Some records

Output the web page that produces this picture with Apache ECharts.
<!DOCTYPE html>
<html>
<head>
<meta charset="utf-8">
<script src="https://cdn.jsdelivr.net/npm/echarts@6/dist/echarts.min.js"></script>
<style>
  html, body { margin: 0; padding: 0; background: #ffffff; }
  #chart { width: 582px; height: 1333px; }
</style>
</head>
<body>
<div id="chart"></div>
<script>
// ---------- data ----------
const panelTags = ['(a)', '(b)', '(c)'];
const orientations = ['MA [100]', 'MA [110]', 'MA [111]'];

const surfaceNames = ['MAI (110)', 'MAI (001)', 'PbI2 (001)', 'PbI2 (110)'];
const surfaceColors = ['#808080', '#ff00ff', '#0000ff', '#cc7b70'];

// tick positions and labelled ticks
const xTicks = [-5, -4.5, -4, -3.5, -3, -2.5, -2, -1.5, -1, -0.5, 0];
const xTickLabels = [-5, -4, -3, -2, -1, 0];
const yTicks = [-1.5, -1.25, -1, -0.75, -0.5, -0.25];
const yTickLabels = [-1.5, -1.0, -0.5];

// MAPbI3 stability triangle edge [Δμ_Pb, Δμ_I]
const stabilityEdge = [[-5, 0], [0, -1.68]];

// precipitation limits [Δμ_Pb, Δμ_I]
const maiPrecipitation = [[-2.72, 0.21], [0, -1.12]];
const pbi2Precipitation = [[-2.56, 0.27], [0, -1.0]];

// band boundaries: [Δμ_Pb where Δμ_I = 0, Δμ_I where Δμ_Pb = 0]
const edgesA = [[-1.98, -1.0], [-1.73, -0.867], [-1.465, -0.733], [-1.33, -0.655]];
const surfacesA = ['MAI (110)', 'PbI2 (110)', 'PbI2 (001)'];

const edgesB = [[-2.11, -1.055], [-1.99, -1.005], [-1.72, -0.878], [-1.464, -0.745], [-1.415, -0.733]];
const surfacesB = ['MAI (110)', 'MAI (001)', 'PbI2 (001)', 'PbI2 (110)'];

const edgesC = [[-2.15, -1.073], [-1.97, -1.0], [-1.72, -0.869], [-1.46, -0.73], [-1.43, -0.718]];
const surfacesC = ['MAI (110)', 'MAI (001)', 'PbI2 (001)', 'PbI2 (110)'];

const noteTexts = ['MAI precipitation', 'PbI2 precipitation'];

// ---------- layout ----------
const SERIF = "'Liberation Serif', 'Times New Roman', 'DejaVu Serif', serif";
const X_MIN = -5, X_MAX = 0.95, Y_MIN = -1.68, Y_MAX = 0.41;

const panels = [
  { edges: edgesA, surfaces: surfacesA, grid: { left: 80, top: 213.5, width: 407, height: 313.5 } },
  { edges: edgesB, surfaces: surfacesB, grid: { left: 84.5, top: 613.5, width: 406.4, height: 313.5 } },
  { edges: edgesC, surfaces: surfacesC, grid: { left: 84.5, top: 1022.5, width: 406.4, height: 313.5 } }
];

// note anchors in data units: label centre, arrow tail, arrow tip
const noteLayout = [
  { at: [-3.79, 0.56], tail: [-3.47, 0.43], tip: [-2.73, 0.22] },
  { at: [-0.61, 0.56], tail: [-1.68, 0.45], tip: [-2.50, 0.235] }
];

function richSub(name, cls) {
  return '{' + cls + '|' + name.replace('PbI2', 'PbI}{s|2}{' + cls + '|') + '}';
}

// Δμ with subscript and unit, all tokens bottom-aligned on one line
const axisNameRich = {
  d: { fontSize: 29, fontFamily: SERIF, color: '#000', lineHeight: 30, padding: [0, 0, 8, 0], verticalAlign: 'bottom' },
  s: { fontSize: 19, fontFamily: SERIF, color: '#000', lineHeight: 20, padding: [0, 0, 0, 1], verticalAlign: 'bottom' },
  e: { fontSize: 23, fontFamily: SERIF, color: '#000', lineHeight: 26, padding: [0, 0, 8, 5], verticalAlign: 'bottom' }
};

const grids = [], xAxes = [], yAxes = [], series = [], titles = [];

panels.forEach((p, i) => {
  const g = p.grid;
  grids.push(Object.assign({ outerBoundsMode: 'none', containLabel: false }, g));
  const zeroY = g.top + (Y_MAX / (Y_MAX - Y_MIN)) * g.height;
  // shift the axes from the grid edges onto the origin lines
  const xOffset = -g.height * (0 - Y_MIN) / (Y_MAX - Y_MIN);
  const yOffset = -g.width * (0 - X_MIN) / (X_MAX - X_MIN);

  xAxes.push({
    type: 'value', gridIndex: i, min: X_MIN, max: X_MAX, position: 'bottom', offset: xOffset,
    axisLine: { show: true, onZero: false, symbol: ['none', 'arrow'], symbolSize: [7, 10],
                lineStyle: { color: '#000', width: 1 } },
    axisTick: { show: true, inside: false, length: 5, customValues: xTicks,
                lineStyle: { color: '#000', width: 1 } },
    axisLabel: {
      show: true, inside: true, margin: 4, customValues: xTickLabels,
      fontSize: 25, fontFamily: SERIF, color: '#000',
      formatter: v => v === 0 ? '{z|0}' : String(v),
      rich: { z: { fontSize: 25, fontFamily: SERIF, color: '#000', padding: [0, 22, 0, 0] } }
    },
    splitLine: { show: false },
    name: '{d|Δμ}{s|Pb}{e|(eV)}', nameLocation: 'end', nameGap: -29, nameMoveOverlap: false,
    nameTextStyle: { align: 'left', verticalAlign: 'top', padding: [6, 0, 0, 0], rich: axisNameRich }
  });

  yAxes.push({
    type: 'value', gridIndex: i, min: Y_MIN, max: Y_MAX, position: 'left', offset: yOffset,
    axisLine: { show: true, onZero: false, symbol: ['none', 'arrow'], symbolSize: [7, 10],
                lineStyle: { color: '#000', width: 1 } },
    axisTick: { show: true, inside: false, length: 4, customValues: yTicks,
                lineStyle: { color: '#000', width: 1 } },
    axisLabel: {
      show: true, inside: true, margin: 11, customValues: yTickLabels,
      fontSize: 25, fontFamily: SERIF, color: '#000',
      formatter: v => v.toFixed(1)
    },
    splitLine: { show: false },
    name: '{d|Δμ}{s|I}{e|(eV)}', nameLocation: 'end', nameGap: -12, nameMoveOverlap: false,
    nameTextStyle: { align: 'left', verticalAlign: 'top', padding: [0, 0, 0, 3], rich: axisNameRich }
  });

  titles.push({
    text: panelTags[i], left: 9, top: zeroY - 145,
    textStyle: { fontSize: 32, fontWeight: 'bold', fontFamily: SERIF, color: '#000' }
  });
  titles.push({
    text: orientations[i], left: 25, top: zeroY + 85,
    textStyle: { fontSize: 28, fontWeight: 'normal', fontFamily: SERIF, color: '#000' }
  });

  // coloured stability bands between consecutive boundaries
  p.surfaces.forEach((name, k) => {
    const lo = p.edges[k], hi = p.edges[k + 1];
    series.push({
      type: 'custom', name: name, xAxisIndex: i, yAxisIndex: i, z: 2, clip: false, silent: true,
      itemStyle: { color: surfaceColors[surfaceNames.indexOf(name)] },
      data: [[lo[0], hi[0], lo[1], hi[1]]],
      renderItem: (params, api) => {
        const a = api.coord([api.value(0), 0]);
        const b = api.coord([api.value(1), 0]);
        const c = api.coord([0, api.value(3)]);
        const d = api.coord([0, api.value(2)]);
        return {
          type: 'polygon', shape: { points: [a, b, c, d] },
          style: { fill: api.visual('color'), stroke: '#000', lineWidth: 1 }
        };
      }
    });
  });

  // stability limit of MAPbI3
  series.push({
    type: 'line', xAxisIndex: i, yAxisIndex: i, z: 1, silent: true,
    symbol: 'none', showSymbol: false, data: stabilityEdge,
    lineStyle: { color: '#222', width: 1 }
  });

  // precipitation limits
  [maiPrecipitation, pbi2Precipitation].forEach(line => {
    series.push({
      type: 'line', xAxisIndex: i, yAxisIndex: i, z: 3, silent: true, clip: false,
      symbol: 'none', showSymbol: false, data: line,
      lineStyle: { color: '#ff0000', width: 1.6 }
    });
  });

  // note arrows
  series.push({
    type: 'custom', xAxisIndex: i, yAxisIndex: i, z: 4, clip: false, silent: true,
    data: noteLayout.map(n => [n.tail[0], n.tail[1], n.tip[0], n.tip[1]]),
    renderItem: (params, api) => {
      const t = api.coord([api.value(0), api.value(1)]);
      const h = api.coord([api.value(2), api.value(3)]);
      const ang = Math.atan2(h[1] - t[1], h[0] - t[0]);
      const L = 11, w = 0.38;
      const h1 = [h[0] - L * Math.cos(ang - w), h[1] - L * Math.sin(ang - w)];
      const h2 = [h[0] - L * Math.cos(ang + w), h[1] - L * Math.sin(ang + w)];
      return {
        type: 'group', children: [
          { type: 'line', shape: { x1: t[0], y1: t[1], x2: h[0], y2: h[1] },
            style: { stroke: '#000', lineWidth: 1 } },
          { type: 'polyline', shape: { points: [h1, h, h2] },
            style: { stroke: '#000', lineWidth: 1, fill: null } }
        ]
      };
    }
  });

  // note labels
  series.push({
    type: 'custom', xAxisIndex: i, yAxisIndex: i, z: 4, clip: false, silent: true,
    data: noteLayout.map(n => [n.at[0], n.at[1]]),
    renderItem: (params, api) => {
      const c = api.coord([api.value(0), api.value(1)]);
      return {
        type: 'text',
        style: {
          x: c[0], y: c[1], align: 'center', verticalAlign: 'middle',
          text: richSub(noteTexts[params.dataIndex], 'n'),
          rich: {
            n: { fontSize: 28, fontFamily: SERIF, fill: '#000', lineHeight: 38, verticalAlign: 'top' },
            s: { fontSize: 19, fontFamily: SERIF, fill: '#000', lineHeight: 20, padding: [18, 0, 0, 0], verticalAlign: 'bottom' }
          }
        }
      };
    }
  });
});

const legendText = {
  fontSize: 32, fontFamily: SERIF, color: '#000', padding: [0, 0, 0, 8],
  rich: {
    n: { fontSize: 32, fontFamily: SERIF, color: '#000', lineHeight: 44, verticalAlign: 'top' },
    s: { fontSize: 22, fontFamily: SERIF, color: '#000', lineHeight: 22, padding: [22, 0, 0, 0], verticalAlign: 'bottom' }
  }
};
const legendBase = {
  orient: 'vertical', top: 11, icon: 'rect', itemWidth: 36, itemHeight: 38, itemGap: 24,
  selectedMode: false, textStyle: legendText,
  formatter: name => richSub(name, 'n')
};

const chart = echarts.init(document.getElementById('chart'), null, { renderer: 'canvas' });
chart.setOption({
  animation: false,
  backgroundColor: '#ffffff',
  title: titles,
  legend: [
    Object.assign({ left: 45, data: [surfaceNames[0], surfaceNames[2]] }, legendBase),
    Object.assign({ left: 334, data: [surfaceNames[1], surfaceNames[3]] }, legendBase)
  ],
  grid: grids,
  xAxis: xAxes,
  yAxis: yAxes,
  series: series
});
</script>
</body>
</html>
---
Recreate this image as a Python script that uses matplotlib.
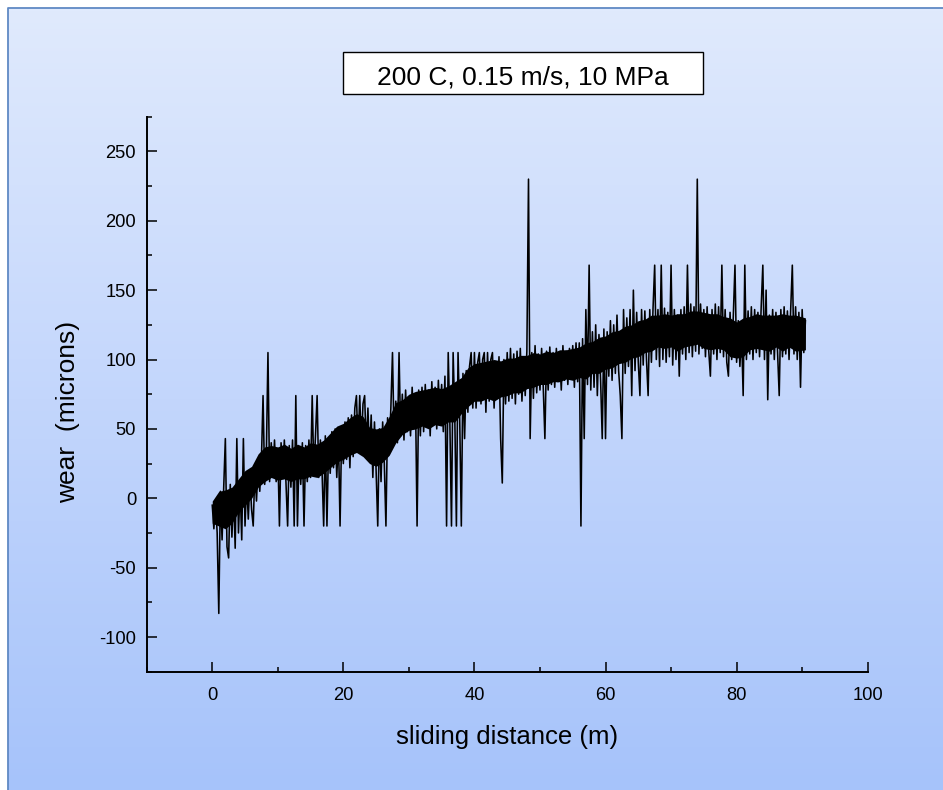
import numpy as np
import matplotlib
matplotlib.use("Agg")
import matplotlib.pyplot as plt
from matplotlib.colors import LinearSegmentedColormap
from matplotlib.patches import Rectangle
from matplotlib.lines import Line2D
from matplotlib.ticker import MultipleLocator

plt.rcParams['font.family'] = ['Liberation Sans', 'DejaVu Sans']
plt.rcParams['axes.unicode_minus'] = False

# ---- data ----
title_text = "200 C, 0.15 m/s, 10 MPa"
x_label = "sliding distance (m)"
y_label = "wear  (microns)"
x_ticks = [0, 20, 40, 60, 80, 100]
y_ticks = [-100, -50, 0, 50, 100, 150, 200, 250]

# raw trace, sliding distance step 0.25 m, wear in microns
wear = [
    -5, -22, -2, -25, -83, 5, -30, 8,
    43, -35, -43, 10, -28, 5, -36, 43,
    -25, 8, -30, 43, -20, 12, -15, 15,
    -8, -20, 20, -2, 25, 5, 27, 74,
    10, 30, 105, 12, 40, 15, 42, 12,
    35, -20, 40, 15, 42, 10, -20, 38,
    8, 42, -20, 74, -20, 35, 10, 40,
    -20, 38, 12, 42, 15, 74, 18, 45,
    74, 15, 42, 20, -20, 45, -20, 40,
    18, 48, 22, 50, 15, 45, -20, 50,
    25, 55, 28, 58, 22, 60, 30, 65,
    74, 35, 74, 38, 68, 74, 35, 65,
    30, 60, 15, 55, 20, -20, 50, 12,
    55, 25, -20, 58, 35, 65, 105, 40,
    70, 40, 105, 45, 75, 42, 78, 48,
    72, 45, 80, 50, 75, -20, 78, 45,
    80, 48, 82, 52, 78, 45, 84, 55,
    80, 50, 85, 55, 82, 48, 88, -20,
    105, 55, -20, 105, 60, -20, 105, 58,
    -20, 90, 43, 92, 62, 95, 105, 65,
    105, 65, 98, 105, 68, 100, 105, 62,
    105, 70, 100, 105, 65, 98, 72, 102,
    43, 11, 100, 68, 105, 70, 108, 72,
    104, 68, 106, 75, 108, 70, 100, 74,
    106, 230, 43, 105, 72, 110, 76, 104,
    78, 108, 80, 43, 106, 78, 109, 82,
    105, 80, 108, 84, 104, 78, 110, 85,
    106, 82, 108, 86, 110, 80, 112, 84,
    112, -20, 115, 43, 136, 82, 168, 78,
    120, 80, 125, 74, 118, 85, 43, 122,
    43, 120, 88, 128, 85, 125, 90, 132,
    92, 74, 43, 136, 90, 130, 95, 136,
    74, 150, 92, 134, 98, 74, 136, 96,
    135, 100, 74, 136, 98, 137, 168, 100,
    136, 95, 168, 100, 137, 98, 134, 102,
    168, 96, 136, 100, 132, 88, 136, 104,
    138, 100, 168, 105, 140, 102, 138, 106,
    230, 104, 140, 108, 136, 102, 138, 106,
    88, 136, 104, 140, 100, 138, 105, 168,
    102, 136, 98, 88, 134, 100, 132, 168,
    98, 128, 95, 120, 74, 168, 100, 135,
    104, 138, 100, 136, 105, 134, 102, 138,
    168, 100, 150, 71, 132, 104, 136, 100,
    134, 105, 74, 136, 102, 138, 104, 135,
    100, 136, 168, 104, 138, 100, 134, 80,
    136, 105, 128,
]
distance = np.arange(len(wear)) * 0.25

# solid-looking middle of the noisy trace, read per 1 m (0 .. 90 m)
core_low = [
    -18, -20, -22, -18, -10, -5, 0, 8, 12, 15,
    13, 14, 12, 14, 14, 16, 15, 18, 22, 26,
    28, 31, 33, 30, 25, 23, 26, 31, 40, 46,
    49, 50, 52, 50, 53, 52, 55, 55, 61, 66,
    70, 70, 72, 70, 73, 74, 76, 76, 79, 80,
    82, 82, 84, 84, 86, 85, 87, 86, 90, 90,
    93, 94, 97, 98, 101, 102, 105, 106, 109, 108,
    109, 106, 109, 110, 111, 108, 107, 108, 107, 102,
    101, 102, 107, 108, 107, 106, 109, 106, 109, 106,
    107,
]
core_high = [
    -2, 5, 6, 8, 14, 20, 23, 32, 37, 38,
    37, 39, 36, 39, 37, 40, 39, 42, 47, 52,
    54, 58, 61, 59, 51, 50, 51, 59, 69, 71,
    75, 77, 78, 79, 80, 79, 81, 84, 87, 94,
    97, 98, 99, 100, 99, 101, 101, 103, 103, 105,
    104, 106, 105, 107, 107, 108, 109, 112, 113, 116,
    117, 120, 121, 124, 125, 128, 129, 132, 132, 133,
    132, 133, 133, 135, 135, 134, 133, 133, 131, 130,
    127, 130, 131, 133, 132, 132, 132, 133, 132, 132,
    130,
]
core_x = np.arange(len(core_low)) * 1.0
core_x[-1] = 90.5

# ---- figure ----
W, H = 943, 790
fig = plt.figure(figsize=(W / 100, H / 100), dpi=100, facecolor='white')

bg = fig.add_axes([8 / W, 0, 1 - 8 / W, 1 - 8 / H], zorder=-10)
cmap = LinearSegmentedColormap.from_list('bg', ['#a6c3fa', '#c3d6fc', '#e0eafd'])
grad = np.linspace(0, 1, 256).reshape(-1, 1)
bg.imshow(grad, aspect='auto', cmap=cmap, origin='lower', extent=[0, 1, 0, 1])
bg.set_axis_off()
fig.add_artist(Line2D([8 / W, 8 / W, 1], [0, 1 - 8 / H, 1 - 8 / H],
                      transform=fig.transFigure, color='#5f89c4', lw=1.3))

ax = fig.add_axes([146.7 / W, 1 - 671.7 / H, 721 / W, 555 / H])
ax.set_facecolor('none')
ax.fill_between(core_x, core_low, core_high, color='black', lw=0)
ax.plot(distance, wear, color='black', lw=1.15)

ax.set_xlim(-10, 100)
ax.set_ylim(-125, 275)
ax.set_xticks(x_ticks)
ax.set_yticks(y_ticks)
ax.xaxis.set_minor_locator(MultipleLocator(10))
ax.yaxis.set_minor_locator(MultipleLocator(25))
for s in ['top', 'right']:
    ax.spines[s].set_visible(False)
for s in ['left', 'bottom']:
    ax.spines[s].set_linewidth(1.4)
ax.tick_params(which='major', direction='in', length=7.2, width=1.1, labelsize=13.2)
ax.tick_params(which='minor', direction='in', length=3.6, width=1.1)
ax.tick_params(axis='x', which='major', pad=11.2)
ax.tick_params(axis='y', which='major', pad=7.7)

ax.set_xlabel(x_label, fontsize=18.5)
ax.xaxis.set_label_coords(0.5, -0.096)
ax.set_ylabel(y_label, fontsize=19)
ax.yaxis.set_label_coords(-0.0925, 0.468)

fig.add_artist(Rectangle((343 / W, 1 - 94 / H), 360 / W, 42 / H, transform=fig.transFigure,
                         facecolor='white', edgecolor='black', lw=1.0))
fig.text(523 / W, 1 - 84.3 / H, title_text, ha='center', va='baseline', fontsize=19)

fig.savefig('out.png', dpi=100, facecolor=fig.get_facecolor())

▶ Work to be completed: The lines to extract from the data above begin with the line containing "Output the web" and end with the line containing "const pbi2Precipitation = [[-2.56, 0.27], [0, -1.0]];". Extract them exactly, including both.

▶ Exercise response:
Output the web page that produces this picture with Apache ECharts.
<!DOCTYPE html>
<html>
<head>
<meta charset="utf-8">
<script src="https://cdn.jsdelivr.net/npm/echarts@6/dist/echarts.min.js"></script>
<style>
  html, body { margin: 0; padding: 0; background: #ffffff; }
  #chart { width: 582px; height: 1333px; }
</style>
</head>
<body>
<div id="chart"></div>
<script>
// ---------- data ----------
const panelTags = ['(a)', '(b)', '(c)'];
const orientations = ['MA [100]', 'MA [110]', 'MA [111]'];

const surfaceNames = ['MAI (110)', 'MAI (001)', 'PbI2 (001)', 'PbI2 (110)'];
const surfaceColors = ['#808080', '#ff00ff', '#0000ff', '#cc7b70'];

// tick positions and labelled ticks
const xTicks = [-5, -4.5, -4, -3.5, -3, -2.5, -2, -1.5, -1, -0.5, 0];
const xTickLabels = [-5, -4, -3, -2, -1, 0];
const yTicks = [-1.5, -1.25, -1, -0.75, -0.5, -0.25];
const yTickLabels = [-1.5, -1.0, -0.5];

// MAPbI3 stability triangle edge [Δμ_Pb, Δμ_I]
const stabilityEdge = [[-5, 0], [0, -1.68]];

// precipitation limits [Δμ_Pb, Δμ_I]
const maiPrecipitation = [[-2.72, 0.21], [0, -1.12]];
const pbi2Precipitation = [[-2.56, 0.27], [0, -1.0]];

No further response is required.